This Women’s History Month, we’re highlighting LGBTQ+ women trailblazers from history!

First up is Ivy Bottini – a writer, women’s rights activist, and one of the first out lesbian comedians.

After working at Newsweek magazine in the 1950’s and “loving women, but not having any idea what to do with it,” she joined the National Organization for Women where her activism shone through as the organization fought for women’s equality across the nation. She sparked important discussions on how feminism was a lesbian issue and vice versa.

In 1972, she developed her signature pro-woman comedy show, “Many Faces of Women,” to pave the way in showcasing the then-taboo topics of menstruation, contraception, lesbian dating, and more in a humorous way for the first time.

Ivy passed away last week surrounded by loved ones. Honor her memory and watch how she became an activist for women’s and LGBTQ+ rights (and took control of the Statue of Liberty?!)!

Lucy Hicks Anderson was born in 1886 in Kentucky, Lucy expressed her feminine identity from a young age and preferred to be called “Lucy” over her birth name. Doctors encouraged her parents to follow suit and raise her as a girl.

As an adult in the 1920’s, Lucy married her first husband and gained a reputation as a socialite, hosting lavish dinner parties, winning baking contents with her chef skills, and running a boarding house that secretly sold liquor during Prohibition.

After her second marriage, she was tried for perjury in an argument that accused her of failing to disclose that she had been assigned male at birth on her marriage license. Though she was convicted, she and her husband lived a peaceful life in Los Angeles, and her trial laid the groundwork for the fight for marriage equality to come in later years.

Lorena Hickok was a journalist… and First Lady Eleanor Roosevelt’s lover!

After a tumultuous childhood housekeeping for wealthy families, Lorena graduated school and became a reporter for the Minneapolis Tribune, and eventually New York’s Associated Press, becoming America’s best-known female reporter by the 1930’s. She was well-known for covering beats that were normally reserved for men, like sports and “hard” news stories, and was the first woman to have a byline in The New York Times.

Lorena had multiple relationships with women throughout her life and eventually met Eleanor Roosevelt when assigned to interview her. The two quickly formed a romantic relationship, with Lorena even living in the White House! During their time apart, the two exchanged love letters. Eleanor even kept a picture of Lorena in her sitting room, which she kissed good night and good morning every day.

Drag queen, trans rights activist, and community worker Sylvia Rivera was born to Puerto Rican and Venezuelan parents in New York City, raised primarily by her grandmother who disapproved of her feminine behavior.

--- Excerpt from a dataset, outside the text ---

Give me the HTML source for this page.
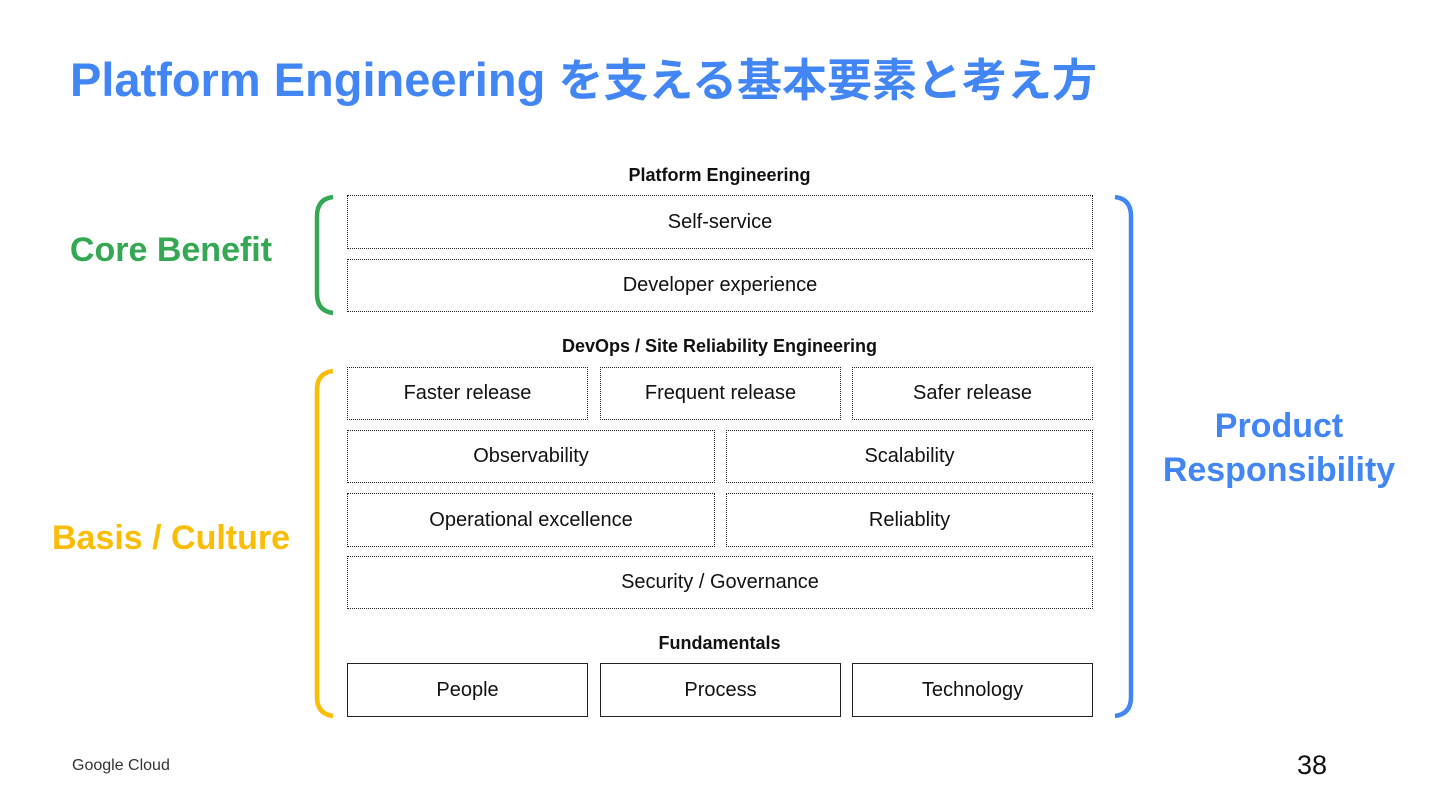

After living on the streets at 11 years old, she was taken in by the local drag queen community.

Her LGBTQ+ activism began in the early 1970s, when she joined the Gay Activists Alliance and co-founded Street Transvestite Action Revolutionaries (STAR) with Marsha P. Johnson to serve homeless queer youth and fight for discrimination protections.
Throughout her life, Slyvia was also a fierce advocate for low-income LGBTQ+ youth and LGBTQ+ people of color, which often caused conflict with LGBTQ+ organizations that were primarily made up of white and middle-class members. Today, the Sylvia Rivera Law Project lives on dedicated “to guarantee that all people are free to self-determine gender identity and expression, regardless of income or race, and without facing harassment, discrimination or violence.”

Put on your tennis shoes as we learn about Renée Richards! A sports star all her life, Renée was offered an invitation to play baseball for the New York Yankees, became the captain of Yale’s men’s tennis team, and played competitive tennis while in the Navy.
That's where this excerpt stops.